Task brief → Beginning at the first line of the data, print each line exactly, stopping after the line that contains "(dec) at (1499,535)".
==== Records for this exercise ====
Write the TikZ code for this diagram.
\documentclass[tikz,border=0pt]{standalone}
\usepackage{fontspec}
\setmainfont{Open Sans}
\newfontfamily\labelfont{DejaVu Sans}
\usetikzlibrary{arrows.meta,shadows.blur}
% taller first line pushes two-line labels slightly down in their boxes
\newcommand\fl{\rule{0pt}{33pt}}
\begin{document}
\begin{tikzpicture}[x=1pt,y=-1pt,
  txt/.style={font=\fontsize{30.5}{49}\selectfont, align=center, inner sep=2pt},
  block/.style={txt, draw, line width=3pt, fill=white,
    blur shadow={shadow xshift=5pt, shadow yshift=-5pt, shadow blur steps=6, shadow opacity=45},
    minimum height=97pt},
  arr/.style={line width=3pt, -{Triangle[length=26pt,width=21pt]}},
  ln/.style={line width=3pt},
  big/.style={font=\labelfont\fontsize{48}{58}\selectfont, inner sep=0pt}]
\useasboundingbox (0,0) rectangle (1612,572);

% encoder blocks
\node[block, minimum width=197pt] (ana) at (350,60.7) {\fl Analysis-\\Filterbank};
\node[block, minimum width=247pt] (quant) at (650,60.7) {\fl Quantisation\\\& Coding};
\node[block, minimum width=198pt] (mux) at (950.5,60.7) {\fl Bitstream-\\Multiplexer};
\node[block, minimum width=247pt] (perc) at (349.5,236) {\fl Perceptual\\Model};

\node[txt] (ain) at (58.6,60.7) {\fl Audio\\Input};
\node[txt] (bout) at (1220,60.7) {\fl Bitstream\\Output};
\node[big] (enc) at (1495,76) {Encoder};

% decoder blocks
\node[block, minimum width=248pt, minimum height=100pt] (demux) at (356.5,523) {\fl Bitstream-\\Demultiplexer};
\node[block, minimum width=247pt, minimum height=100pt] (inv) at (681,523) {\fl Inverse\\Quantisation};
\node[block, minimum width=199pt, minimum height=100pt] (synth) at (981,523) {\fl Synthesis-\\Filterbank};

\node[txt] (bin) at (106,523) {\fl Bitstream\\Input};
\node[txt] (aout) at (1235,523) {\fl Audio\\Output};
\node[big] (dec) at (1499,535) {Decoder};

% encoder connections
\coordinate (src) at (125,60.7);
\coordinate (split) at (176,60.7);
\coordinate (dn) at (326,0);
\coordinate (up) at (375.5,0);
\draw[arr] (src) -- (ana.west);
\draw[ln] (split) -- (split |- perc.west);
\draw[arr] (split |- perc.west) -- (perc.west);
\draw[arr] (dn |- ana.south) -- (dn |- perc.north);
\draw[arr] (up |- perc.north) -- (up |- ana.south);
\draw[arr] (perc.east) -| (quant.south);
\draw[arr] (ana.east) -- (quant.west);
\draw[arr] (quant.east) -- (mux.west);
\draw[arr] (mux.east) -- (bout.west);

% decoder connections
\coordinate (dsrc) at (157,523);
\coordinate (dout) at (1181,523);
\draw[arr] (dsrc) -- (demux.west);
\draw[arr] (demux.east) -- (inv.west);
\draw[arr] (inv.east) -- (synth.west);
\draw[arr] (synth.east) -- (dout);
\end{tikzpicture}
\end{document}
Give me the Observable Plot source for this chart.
====
Problem solution →
Write the TikZ code for this diagram.
\documentclass[tikz,border=0pt]{standalone}
\usepackage{fontspec}
\setmainfont{Open Sans}
\newfontfamily\labelfont{DejaVu Sans}
\usetikzlibrary{arrows.meta,shadows.blur}
% taller first line pushes two-line labels slightly down in their boxes
\newcommand\fl{\rule{0pt}{33pt}}
\begin{document}
\begin{tikzpicture}[x=1pt,y=-1pt,
  txt/.style={font=\fontsize{30.5}{49}\selectfont, align=center, inner sep=2pt},
  block/.style={txt, draw, line width=3pt, fill=white,
    blur shadow={shadow xshift=5pt, shadow yshift=-5pt, shadow blur steps=6, shadow opacity=45},
    minimum height=97pt},
  arr/.style={line width=3pt, -{Triangle[length=26pt,width=21pt]}},
  ln/.style={line width=3pt},
  big/.style={font=\labelfont\fontsize{48}{58}\selectfont, inner sep=0pt}]
\useasboundingbox (0,0) rectangle (1612,572);

% encoder blocks
\node[block, minimum width=197pt] (ana) at (350,60.7) {\fl Analysis-\\Filterbank};
\node[block, minimum width=247pt] (quant) at (650,60.7) {\fl Quantisation\\\& Coding};
\node[block, minimum width=198pt] (mux) at (950.5,60.7) {\fl Bitstream-\\Multiplexer};
\node[block, minimum width=247pt] (perc) at (349.5,236) {\fl Perceptual\\Model};

\node[txt] (ain) at (58.6,60.7) {\fl Audio\\Input};
\node[txt] (bout) at (1220,60.7) {\fl Bitstream\\Output};
\node[big] (enc) at (1495,76) {Encoder};

% decoder blocks
\node[block, minimum width=248pt, minimum height=100pt] (demux) at (356.5,523) {\fl Bitstream-\\Demultiplexer};
\node[block, minimum width=247pt, minimum height=100pt] (inv) at (681,523) {\fl Inverse\\Quantisation};
\node[block, minimum width=199pt, minimum height=100pt] (synth) at (981,523) {\fl Synthesis-\\Filterbank};

\node[txt] (bin) at (106,523) {\fl Bitstream\\Input};
\node[txt] (aout) at (1235,523) {\fl Audio\\Output};
\node[big] (dec) at (1499,535) {Decoder};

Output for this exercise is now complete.